Direction: Gather every line that includes the word "this", please.

----- Record excerpts

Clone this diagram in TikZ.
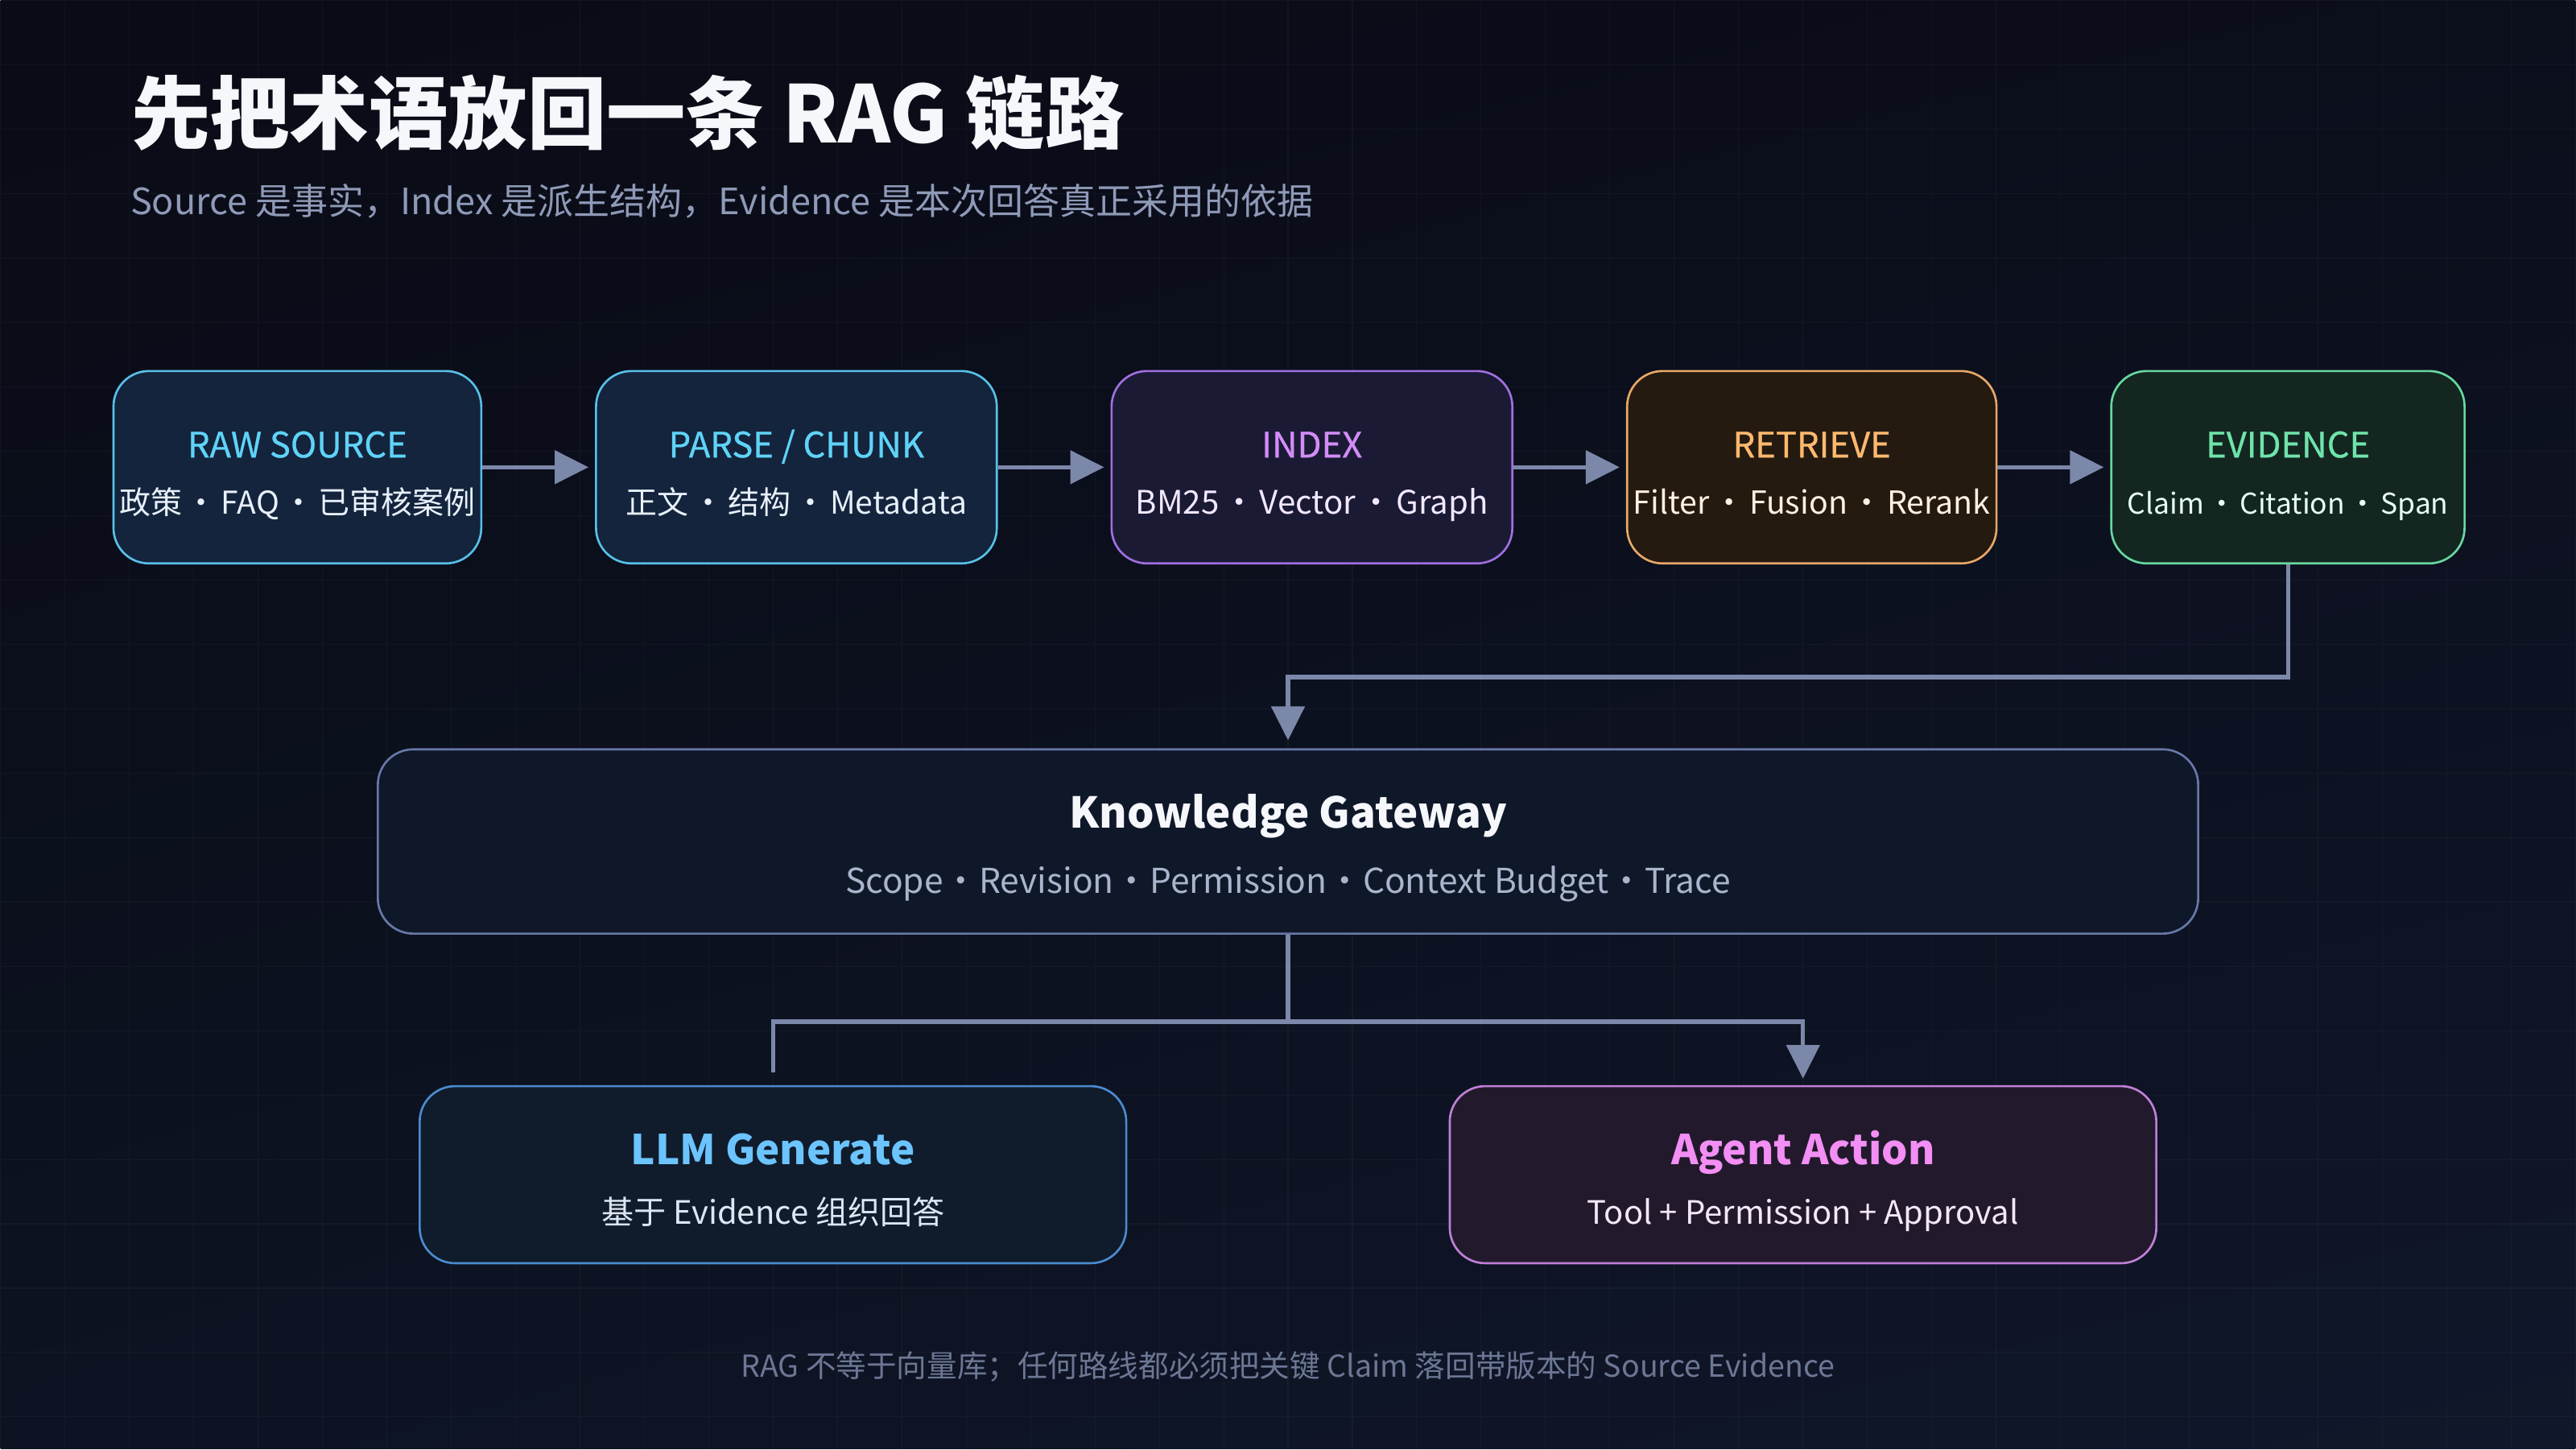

----------
----- Record excerpts

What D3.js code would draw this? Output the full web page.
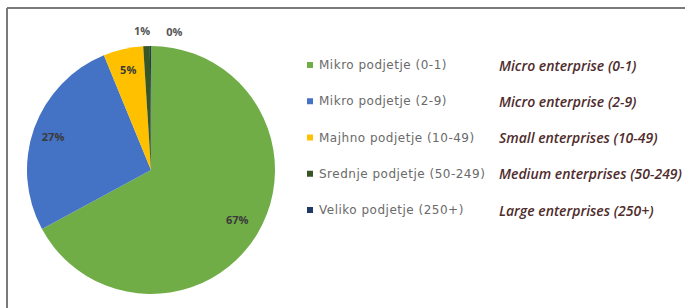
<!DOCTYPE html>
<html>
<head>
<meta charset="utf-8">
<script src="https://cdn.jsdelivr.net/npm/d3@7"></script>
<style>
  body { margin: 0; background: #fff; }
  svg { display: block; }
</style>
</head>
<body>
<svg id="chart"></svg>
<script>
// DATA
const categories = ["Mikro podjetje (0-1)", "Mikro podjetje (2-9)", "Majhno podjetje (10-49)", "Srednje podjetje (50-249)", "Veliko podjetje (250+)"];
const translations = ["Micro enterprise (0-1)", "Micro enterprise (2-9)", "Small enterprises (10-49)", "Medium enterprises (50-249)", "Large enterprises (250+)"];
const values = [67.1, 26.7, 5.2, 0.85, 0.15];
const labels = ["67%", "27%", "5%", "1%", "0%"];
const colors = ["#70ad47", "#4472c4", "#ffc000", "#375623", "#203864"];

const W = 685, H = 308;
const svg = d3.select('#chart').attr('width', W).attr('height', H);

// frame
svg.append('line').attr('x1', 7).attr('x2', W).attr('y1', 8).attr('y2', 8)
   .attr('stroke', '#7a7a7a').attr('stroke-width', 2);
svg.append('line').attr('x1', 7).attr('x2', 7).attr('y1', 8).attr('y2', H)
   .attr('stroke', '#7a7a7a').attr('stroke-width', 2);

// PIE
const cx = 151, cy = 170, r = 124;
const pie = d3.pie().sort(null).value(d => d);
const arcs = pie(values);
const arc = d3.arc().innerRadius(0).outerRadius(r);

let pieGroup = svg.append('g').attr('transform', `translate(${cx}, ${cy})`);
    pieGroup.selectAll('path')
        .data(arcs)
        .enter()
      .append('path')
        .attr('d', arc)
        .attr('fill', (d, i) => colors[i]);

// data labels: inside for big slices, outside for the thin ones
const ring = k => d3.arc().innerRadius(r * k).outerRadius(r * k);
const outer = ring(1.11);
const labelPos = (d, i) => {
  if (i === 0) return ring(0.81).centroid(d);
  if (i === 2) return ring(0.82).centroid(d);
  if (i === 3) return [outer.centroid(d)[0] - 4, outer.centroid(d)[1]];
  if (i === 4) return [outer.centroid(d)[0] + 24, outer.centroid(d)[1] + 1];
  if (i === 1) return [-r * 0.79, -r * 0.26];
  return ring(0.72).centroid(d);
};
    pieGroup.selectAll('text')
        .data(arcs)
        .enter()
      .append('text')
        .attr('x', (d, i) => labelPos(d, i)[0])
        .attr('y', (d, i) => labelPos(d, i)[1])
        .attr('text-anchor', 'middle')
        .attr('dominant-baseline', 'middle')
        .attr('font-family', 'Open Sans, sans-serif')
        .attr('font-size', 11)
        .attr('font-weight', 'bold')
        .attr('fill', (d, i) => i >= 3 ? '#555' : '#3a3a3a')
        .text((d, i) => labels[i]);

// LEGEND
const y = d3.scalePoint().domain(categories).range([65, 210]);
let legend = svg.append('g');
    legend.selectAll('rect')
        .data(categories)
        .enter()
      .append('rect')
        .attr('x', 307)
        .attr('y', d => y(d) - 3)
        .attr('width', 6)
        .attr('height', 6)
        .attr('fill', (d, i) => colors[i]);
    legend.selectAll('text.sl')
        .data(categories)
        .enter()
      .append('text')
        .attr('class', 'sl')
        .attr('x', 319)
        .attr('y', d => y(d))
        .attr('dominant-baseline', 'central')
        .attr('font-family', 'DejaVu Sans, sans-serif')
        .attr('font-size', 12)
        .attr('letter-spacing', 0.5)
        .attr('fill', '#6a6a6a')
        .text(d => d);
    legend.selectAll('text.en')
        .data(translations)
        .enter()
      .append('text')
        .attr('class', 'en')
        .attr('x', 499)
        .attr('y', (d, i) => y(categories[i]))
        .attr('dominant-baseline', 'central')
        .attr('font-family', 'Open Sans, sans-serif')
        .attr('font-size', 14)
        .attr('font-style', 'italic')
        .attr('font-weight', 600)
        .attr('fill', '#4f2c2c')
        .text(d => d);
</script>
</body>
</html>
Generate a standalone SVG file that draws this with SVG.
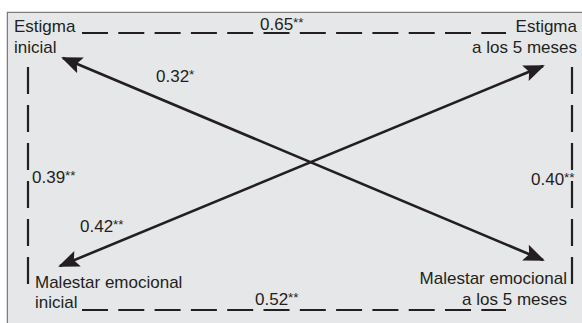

----------

Completed exercise:
Clone this diagram in TikZ.
What D3.js code would draw this? Output the full web page.
Generate a standalone SVG file that draws this with SVG.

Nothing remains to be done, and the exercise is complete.